Many American woman could relate to the song, as the image of the happy housewife portrayed on TV shows and in magazines didn't always mesh with reality.
This was written by Chris Gantry, one of the first Nashville songwriters in what would later be known as the "Outlaw Country" genre (Gantry gets a mention in the intro to the Kris Kristofferson song "The Pilgrim: Chapter 33," when Kristofferson says, "Started writing this song about Chris Gantry...").
"Dreams of the Everyday Housewife" was the only Hot 100 hit Gantry wrote; like many of his songs, it deals with the emotional turmoil that many people face when they question their choices in life.

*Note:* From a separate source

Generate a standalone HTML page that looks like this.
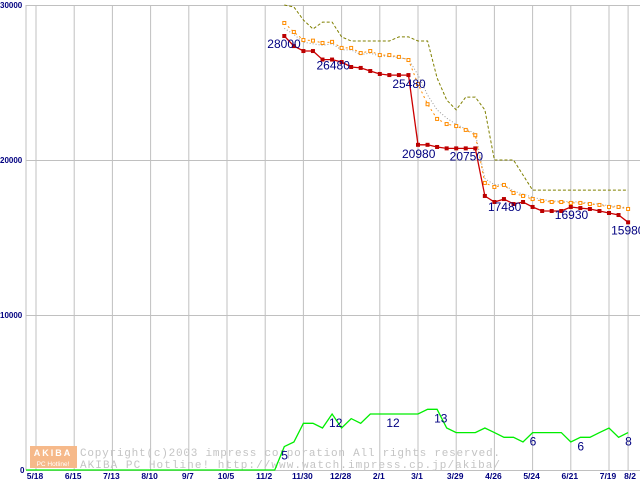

Three different artists released this song in 1968: Campbell, Gary Puckett & The Union Gap, and Wayne Newton. In August that year, the Campbell and Newton versions battled on the Hot 100, with Newton's peaking at #60 and Campbell's reaching #32.
Campbell's rendition also went to #3 on the Country chart; it was released as the follow-up to his first country #1 hit: "I Wanna Live" (written by John D. Loudermilk).
Al DeLory produced this track. Like Campbell, DeLory was part of the elite group of session musicians that played on many of the hit songs recorded in Los Angeles. When Campbell established his solo career, DeLory became his go-to producer.